It's a neat coincidence that the day a set of remarkably un-diverse Oscar nominations were announced, and the week Eddie Huang
threw a bit of a call-out bomb, and a couple of days before we saw Selma, Andy and I finished a three-day binge-watch of Transparent.
I didn't know much about the show, and what I did now had mostly to do with its A-plot premise, an older person's gender transition and the story of how she comes out to her family and how they respond. None of that is particularly
relatable to me, but relatability isn't something I intentionally seek out in stories - often it's the opposite - and a well-told story is usually well-told because it creates relatability out of utterly unrelatable situations or characters. So the fact that the family in question is a Jewish one, made up of two divorced parents and their secular-ish Southern California-raised adult children was a mild surprise. The bigger surprise was how intensely familiar that family was to me, right down to the architecture and floor plan of the family home, and how much that familiarity meant to me. It sent me scrambling, actually, mentally collecting details that I had filed under "My Family (On My Dad's Side)" and hastily moving them over to "California Jews," the shorthand Andy always used for my Dad's family and I never fully bought into until it was reflected back to me by a totally (
okay, mostly) fictional family. I can't quite point to specifics (beyond that house, oh my god that house) just a gut feeling of recognition and understanding.

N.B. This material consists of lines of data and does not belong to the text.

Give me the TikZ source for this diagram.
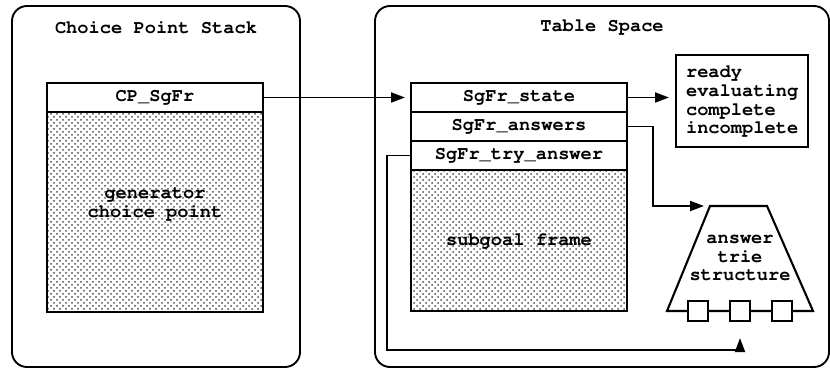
\documentclass[tikz,border=0pt]{standalone}
\usepackage[T1]{fontenc}
\usepackage{courier}
\usetikzlibrary{arrows.meta,patterns}
\tikzset{
	panel/.style={draw,line width=0.95pt,rounded corners=7.5pt},
	field/.style={draw,line width=1.05pt,minimum width=108pt,minimum height=14.5pt,
		inner sep=0pt,outer sep=0pt,fill=white},
	frame/.style={draw,line width=1.05pt,minimum width=108pt,inner sep=0pt,outer sep=0pt,
		pattern=crosshatch dots,pattern color=black!70},
	conn/.style={-{Triangle[length=7pt,width=5pt]},line width=0.95pt,shorten >=3pt},
	label/.style={align=center}
}
\begin{document}
\begin{tikzpicture}[x=0.5pt,y=-0.5pt,every node/.append style={font=\ttfamily\bfseries\fontsize{9.35}{9.4}\selectfont}]
		\useasboundingbox (0,0) rectangle (830,369);
		\draw[panel] (12,6) rectangle (300,367);
		\draw[panel] (375,6) rectangle (829,367);
		\node (stacktitle) at (156,27) {Choice Point Stack};
		\node (tabletitle) at (602,27) {Table Space};
		% choice point stack
		\node[field] (cpfr) at (155,97.5) {CP\_SgFr};
		\node[frame,minimum height=100pt,anchor=north] (gencp) at (cpfr.south) {};
		\node[label] (gentext) at (155,204) {generator\\choice point};
		% subgoal frame
		\node[field] (state) at (519,97.5) {SgFr\_state};
		\node[field,anchor=north] (answers) at (state.south) {SgFr\_answers};
		\node[field,anchor=north] (tryans) at (answers.south) {SgFr\_try\_answer};
		\node[frame,minimum height=70.5pt,anchor=north] (sgframe) at (tryans.south) {subgoal frame};
		\node[draw,line width=1.05pt,align=left,inner xsep=5pt,minimum height=46pt,
		anchor=west] (status) at (675,101) {ready\\evaluating\\complete\\incomplete};
		% answer trie
		\draw[line width=1.05pt] (710,206) -- (767,206) -- (813,311) -- (667,311) -- cycle;
		\node[label] (trie) at (740,258) {answer\\trie\\structure};
		\foreach \i/\x in {1/698,2/740,3/782}
			\node[draw,line width=1.05pt,fill=white,minimum size=10pt,inner sep=0pt] (sq\i) at (\x,311) {};
		\coordinate (triein) at (710,206);
		\coordinate (loop) at (387,350);
		\draw[conn] (cpfr.east) -- (state.west);
		\draw[conn] (state.east) -- (state.east -| status.west);
		\draw[conn] (answers.east) -- ++(26,0) |- (triein);
		\draw[conn] (tryans.west) -| (loop) -| ([yshift=-5pt]sq2.south);
\end{tikzpicture}
\end{document}
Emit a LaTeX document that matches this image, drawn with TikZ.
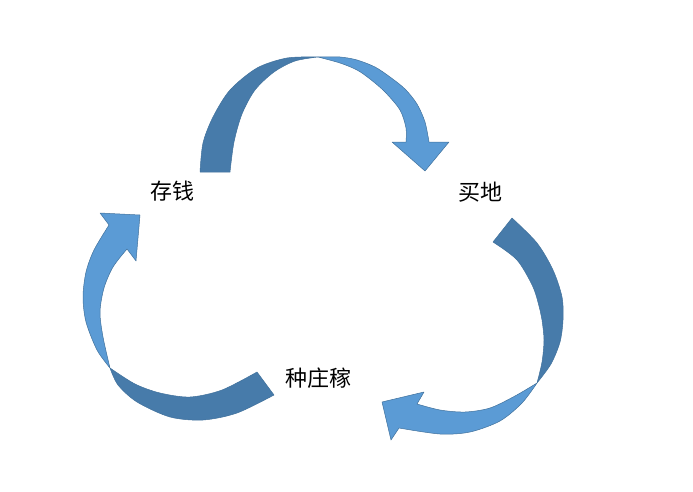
\documentclass[tikz,border=0pt]{standalone}
\usepackage{fontspec}
\newfontfamily\cjk{Noto Sans CJK SC}
\usepackage{xcolor}
\definecolor{backblue}{HTML}{477BAA}
\definecolor{frontblue}{HTML}{5B9BD5}
\definecolor{edgeblue}{HTML}{41719C}

\begin{document}
\begin{tikzpicture}[x=1pt,y=-1pt,
  back/.style={fill=backblue,draw=edgeblue,line width=0.5pt,line join=round},
  front/.style={fill=frontblue,draw=edgeblue,line width=0.5pt,line join=round},
  lbl/.style={font=\cjk\fontsize{22}{26}\selectfont}]
  \useasboundingbox (0,0) rectangle (693,492);
  % 上方箭头：存钱 -> 买地
  \path[back] (200,172) -- plot[smooth] coordinates {(200,172) (203,143) (213,117) (230,90) (257,68) (287,58) (318,57)}
    -- plot[smooth] coordinates {(318,57) (295,61) (274,72) (255,90) (242,114) (234,142) (230,172)} -- cycle;
  \path[front] (318,57) -- plot[smooth] coordinates {(318,57) (340,57) (357,60) (375,67) (390,77) (405,89) (417,104) (425,122) (429,142)}
    -- (449,142) -- (425,171) -- (392,142) -- (406,142)
    -- plot[smooth] coordinates {(406,142) (406,128) (400,110) (385,92) (370,79) (357,70) (340,63) (318,57)} -- cycle;
  % 右侧箭头：买地 -> 种庄稼
  \path[back] (512,218) -- plot[smooth] coordinates {(512,218) (537,243) (553,270) (562,297) (563,320) (560,342) (551,364) (537,383)}
    -- plot[smooth] coordinates {(537,383) (542,362) (544,340) (542,320) (540,310) (533,287) (517,260) (493,242)} -- cycle;
  \path[front] (537,383) -- plot[smooth] coordinates {(537,383) (522,403) (500,421) (470,432) (440,434) (399,428)}
    -- (391,440) -- (382,402) -- (424,392) -- (417,404)
    -- plot[smooth] coordinates {(417,404) (440,410) (465,412) (490,408) (515,396) (537,383)} -- cycle;
  % 左侧箭头：种庄稼 -> 存钱
  \path[back] (274,395) -- plot[smooth] coordinates {(274,395) (237,413) (203,420) (170,417) (137,402) (118,385) (110,368)}
    -- plot[smooth] coordinates {(110,368) (135,384) (160,393) (190,397) (222,390) (257,372)} -- cycle;
  \path[front] (110,368) -- plot[smooth] coordinates {(110,368) (97,350) (86,322) (83,297) (86,272) (94,250) (109,225)}
    -- (100,213) -- (140,215) -- (136,261) -- (127,249)
    -- plot[smooth] coordinates {(127,249) (113,267) (104,288) (100,312) (103,337) (110,368)} -- cycle;
  \node[lbl] (cunqian) at (172,191) {存钱};
  \node[lbl] (maidi) at (480,192) {买地};
  \node[lbl] (zhong) at (318,378) {种庄稼};
\end{tikzpicture}
\end{document}
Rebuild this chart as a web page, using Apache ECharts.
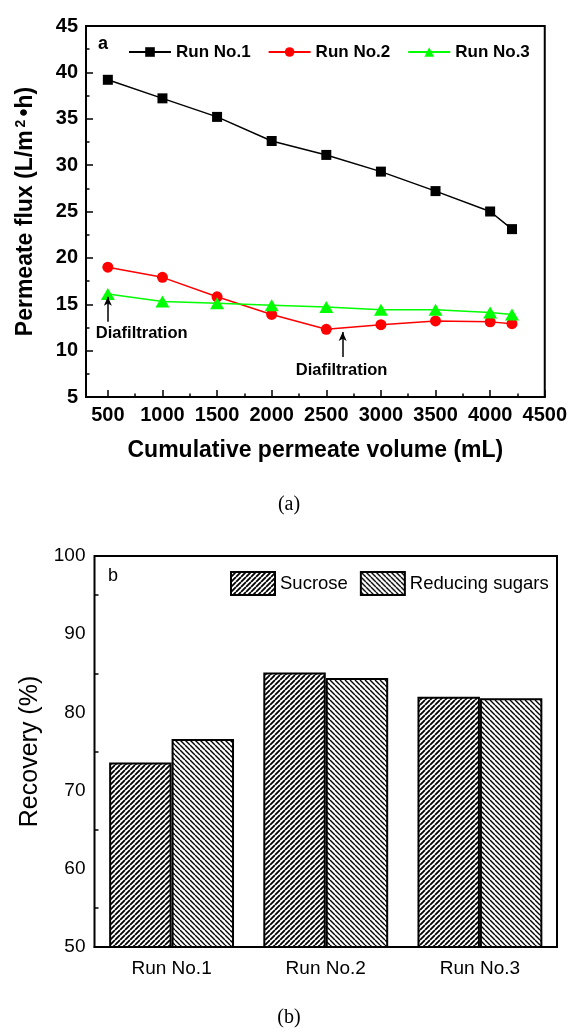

And the realization that something you always thought of as sui generis, your own particular weirdo thing, is actually a capital-T Thing - that not-aloneness - is something I can't recall ever experiencing in such a bone-deep way. This despite the fact that I'm so disconnected from my California Jewishness that I probably haven't mentioned it once here since way back in 2005, when my California Jewish grandmother died. A lot of what I know about Jewishness wasn't inherited, it was learned - a series of children's books here, living in a partly-Hasidic neighborhood there - and I'm reluctant at times to even claim the identity in any real way. I like to tell people the story about the time I went to a Catholic school's trivia night fundraiser and mopped the floor with the rest of the room in the category of 'Yiddish Vocabulary,' joking that I'd never felt more Jewish in my life. The truth, though, is that of the ten questions, I could only answer one based on something I learned growing up as a kid. The rest came from a
random book I happened to read, more as a hobby sociolinguist than a Jew.*
So it's real easy for me right now to understand why such a seemingly-trivial thing like "Are The Oscar Nominations Diverse Enough?" can matter profoundly to a person, even though it won't save someone getting killed by a cop, or erase the household wealth disparity. Because stories are important to us. We narrativize everything** in part to make meaning out of the unpredictable chaos of our lives, and use shared stories as a way to talk about ourselves with each other. And if nobody is telling your story - your lived experience of whatever it is that makes you feel like you - people who are not-you lose out on a way to understand you, and you lose a way to tell people about yourself. Having stories and characters to identify with feels like a flimsy thing, hard to give much weight and easy to write off, and I've certainly been guilty of rolling my eyes at "I'm such a Carrie Bradshaw!"-type comments, but it's powerful. I knew that before, I guess. I read The Celluloid Closet, even! But oh, that house. I remember that house in my body, and arguments over a funeral deli order, too, and how guilt-laden simple expressions of love can be, and that's only just the tiniest bit of who I am but it means so so much. I don't generally feel invisible, like there are no mirrors that show my reflection, but if I did? If I didn't have any other stories to point to to help tell the story of who I am? That shock of realization would have laid me out instead of just taking up residence in a corner of my head long enough to simmer into a blog post. Yes, it matters.
* The story of how I learned that one word is a gem of a memory. My grandmother's partner Hank was someone I adored growing up - smart, funny, mean, a poet, interested in everything - and he was driving me around one day in his giant van when another driver cut him off. He leaned on the horn perfunctorily and yelled "Schmuck!" and I asked from the passenger seat, "What's a schmuck, Hank?" I don't know how old I was, but I was definitely so short my feet didn't reach the floor of the van. "It's a penis, honey," he said mildly, already over the brief moment of anger.
** Dude, sports. Sports is just a framework for storytelling - set up some constraints and see how many variants on the same story we can spin out of it. How many stories can we get? Infinity, that's how many.